Copy every line of the listing exactly.

▶ **Recorded data**
————————
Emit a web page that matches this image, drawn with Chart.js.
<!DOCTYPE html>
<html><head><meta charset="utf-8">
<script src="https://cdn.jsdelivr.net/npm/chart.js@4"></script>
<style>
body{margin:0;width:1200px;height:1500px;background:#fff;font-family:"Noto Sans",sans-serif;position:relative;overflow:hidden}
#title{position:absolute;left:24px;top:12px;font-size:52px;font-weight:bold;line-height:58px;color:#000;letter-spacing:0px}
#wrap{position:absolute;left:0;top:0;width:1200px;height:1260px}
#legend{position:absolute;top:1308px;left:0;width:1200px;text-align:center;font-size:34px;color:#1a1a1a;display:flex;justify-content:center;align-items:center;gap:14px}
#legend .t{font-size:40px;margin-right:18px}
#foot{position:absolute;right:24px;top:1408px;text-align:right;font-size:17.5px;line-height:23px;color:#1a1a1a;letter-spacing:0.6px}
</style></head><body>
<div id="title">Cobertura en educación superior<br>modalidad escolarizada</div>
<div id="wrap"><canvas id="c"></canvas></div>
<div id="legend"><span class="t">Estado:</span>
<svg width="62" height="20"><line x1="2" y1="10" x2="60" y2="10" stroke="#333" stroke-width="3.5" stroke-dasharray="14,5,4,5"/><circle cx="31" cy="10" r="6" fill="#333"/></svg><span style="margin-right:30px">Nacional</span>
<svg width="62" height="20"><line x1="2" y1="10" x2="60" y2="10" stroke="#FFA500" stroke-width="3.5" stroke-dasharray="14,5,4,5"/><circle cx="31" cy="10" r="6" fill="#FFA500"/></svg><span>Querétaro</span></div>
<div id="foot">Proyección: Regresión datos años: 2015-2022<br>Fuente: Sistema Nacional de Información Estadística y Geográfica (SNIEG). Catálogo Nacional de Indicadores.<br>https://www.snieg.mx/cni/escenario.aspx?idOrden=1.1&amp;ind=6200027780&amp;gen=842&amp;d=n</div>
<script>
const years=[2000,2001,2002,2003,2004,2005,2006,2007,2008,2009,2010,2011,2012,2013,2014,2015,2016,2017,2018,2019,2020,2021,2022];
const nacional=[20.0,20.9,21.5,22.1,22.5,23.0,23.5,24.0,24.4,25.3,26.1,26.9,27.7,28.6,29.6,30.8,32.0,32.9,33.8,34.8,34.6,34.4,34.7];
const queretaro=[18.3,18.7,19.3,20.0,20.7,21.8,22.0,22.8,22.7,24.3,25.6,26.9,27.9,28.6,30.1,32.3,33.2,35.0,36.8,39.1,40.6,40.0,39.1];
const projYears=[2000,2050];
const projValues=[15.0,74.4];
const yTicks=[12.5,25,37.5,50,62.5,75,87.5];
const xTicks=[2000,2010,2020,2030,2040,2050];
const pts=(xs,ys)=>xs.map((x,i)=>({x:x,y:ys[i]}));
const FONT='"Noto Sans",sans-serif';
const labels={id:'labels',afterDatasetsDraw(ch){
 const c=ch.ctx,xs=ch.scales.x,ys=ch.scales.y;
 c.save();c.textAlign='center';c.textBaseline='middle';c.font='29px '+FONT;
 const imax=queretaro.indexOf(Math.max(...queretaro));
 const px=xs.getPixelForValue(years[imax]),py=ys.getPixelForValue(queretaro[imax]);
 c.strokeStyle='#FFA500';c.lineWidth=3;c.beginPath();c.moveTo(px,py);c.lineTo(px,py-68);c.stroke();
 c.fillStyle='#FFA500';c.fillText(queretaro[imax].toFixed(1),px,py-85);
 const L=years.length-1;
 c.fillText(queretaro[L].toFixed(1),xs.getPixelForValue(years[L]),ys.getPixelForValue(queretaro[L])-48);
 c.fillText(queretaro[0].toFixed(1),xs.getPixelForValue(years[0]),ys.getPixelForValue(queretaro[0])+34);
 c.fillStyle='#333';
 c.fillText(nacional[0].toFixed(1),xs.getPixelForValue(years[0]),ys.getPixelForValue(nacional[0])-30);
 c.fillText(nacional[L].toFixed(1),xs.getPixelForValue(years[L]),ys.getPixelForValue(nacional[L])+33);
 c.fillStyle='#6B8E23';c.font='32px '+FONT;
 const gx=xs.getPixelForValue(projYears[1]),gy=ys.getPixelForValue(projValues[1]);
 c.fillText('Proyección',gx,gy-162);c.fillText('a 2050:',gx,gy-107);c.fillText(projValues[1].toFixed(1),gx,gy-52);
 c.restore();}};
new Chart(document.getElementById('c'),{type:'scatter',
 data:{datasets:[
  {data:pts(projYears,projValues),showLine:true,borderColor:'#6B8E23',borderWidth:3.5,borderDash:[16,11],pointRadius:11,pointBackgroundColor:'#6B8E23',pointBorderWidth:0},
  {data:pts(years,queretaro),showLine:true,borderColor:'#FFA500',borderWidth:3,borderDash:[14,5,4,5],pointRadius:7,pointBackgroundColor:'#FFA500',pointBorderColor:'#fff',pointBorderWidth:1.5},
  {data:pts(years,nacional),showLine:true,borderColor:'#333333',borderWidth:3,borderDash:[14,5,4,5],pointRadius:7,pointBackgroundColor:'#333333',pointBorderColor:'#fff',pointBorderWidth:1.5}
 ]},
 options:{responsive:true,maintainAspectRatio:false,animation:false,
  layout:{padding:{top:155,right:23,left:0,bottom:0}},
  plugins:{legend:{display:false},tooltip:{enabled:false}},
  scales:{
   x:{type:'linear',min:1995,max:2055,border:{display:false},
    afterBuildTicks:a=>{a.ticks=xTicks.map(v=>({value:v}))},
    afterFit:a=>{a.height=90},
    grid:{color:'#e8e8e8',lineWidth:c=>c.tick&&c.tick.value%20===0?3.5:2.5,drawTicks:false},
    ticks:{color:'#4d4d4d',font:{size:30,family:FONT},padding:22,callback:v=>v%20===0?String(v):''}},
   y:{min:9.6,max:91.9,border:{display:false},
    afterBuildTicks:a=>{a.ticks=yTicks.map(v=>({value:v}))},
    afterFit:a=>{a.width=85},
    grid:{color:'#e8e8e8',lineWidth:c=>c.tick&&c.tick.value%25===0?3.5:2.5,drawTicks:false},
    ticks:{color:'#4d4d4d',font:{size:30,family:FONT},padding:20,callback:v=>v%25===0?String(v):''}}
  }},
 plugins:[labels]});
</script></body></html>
————————
▶ **Correct result**
Emit a web page that matches this image, drawn with Chart.js.
<!DOCTYPE html>
<html><head><meta charset="utf-8">
<script src="https://cdn.jsdelivr.net/npm/chart.js@4"></script>
<style>
body{margin:0;width:1200px;height:1500px;background:#fff;font-family:"Noto Sans",sans-serif;position:relative;overflow:hidden}
#title{position:absolute;left:24px;top:12px;font-size:52px;font-weight:bold;line-height:58px;color:#000;letter-spacing:0px}
#wrap{position:absolute;left:0;top:0;width:1200px;height:1260px}
#legend{position:absolute;top:1308px;left:0;width:1200px;text-align:center;font-size:34px;color:#1a1a1a;display:flex;justify-content:center;align-items:center;gap:14px}
#legend .t{font-size:40px;margin-right:18px}
#foot{position:absolute;right:24px;top:1408px;text-align:right;font-size:17.5px;line-height:23px;color:#1a1a1a;letter-spacing:0.6px}
</style></head><body>
<div id="title">Cobertura en educación superior<br>modalidad escolarizada</div>
<div id="wrap"><canvas id="c"></canvas></div>
<div id="legend"><span class="t">Estado:</span>
<svg width="62" height="20"><line x1="2" y1="10" x2="60" y2="10" stroke="#333" stroke-width="3.5" stroke-dasharray="14,5,4,5"/><circle cx="31" cy="10" r="6" fill="#333"/></svg><span style="margin-right:30px">Nacional</span>
<svg width="62" height="20"><line x1="2" y1="10" x2="60" y2="10" stroke="#FFA500" stroke-width="3.5" stroke-dasharray="14,5,4,5"/><circle cx="31" cy="10" r="6" fill="#FFA500"/></svg><span>Querétaro</span></div>
<div id="foot">Proyección: Regresión datos años: 2015-2022<br>Fuente: Sistema Nacional de Información Estadística y Geográfica (SNIEG). Catálogo Nacional de Indicadores.<br>https://www.snieg.mx/cni/escenario.aspx?idOrden=1.1&amp;ind=6200027780&amp;gen=842&amp;d=n</div>
<script>
const years=[2000,2001,2002,2003,2004,2005,2006,2007,2008,2009,2010,2011,2012,2013,2014,2015,2016,2017,2018,2019,2020,2021,2022];
const nacional=[20.0,20.9,21.5,22.1,22.5,23.0,23.5,24.0,24.4,25.3,26.1,26.9,27.7,28.6,29.6,30.8,32.0,32.9,33.8,34.8,34.6,34.4,34.7];
const queretaro=[18.3,18.7,19.3,20.0,20.7,21.8,22.0,22.8,22.7,24.3,25.6,26.9,27.9,28.6,30.1,32.3,33.2,35.0,36.8,39.1,40.6,40.0,39.1];
const projYears=[2000,2050];
const projValues=[15.0,74.4];
const yTicks=[12.5,25,37.5,50,62.5,75,87.5];
const xTicks=[2000,2010,2020,2030,2040,2050];
const pts=(xs,ys)=>xs.map((x,i)=>({x:x,y:ys[i]}));
const FONT='"Noto Sans",sans-serif';
const labels={id:'labels',afterDatasetsDraw(ch){
 const c=ch.ctx,xs=ch.scales.x,ys=ch.scales.y;
 c.save();c.textAlign='center';c.textBaseline='middle';c.font='29px '+FONT;
 const imax=queretaro.indexOf(Math.max(...queretaro));
 const px=xs.getPixelForValue(years[imax]),py=ys.getPixelForValue(queretaro[imax]);
 c.strokeStyle='#FFA500';c.lineWidth=3;c.beginPath();c.moveTo(px,py);c.lineTo(px,py-68);c.stroke();
 c.fillStyle='#FFA500';c.fillText(queretaro[imax].toFixed(1),px,py-85);
 const L=years.length-1;
 c.fillText(queretaro[L].toFixed(1),xs.getPixelForValue(years[L]),ys.getPixelForValue(queretaro[L])-48);
 c.fillText(queretaro[0].toFixed(1),xs.getPixelForValue(years[0]),ys.getPixelForValue(queretaro[0])+34);
 c.fillStyle='#333';
 c.fillText(nacional[0].toFixed(1),xs.getPixelForValue(years[0]),ys.getPixelForValue(nacional[0])-30);
 c.fillText(nacional[L].toFixed(1),xs.getPixelForValue(years[L]),ys.getPixelForValue(nacional[L])+33);
 c.fillStyle='#6B8E23';c.font='32px '+FONT;
 const gx=xs.getPixelForValue(projYears[1]),gy=ys.getPixelForValue(projValues[1]);
 c.fillText('Proyección',gx,gy-162);c.fillText('a 2050:',gx,gy-107);c.fillText(projValues[1].toFixed(1),gx,gy-52);
 c.restore();}};
new Chart(document.getElementById('c'),{type:'scatter',
 data:{datasets:[
  {data:pts(projYears,projValues),showLine:true,borderColor:'#6B8E23',borderWidth:3.5,borderDash:[16,11],pointRadius:11,pointBackgroundColor:'#6B8E23',pointBorderWidth:0},
  {data:pts(years,queretaro),showLine:true,borderColor:'#FFA500',borderWidth:3,borderDash:[14,5,4,5],pointRadius:7,pointBackgroundColor:'#FFA500',pointBorderColor:'#fff',pointBorderWidth:1.5},
  {data:pts(years,nacional),showLine:true,borderColor:'#333333',borderWidth:3,borderDash:[14,5,4,5],pointRadius:7,pointBackgroundColor:'#333333',pointBorderColor:'#fff',pointBorderWidth:1.5}
 ]},
 options:{responsive:true,maintainAspectRatio:false,animation:false,
  layout:{padding:{top:155,right:23,left:0,bottom:0}},
  plugins:{legend:{display:false},tooltip:{enabled:false}},
  scales:{
   x:{type:'linear',min:1995,max:2055,border:{display:false},
    afterBuildTicks:a=>{a.ticks=xTicks.map(v=>({value:v}))},
    afterFit:a=>{a.height=90},
    grid:{color:'#e8e8e8',lineWidth:c=>c.tick&&c.tick.value%20===0?3.5:2.5,drawTicks:false},
    ticks:{color:'#4d4d4d',font:{size:30,family:FONT},padding:22,callback:v=>v%20===0?String(v):''}},
   y:{min:9.6,max:91.9,border:{display:false},
    afterBuildTicks:a=>{a.ticks=yTicks.map(v=>({value:v}))},
    afterFit:a=>{a.width=85},
    grid:{color:'#e8e8e8',lineWidth:c=>c.tick&&c.tick.value%25===0?3.5:2.5,drawTicks:false},
    ticks:{color:'#4d4d4d',font:{size:30,family:FONT},padding:20,callback:v=>v%25===0?String(v):''}}
  }},
 plugins:[labels]});
</script></body></html>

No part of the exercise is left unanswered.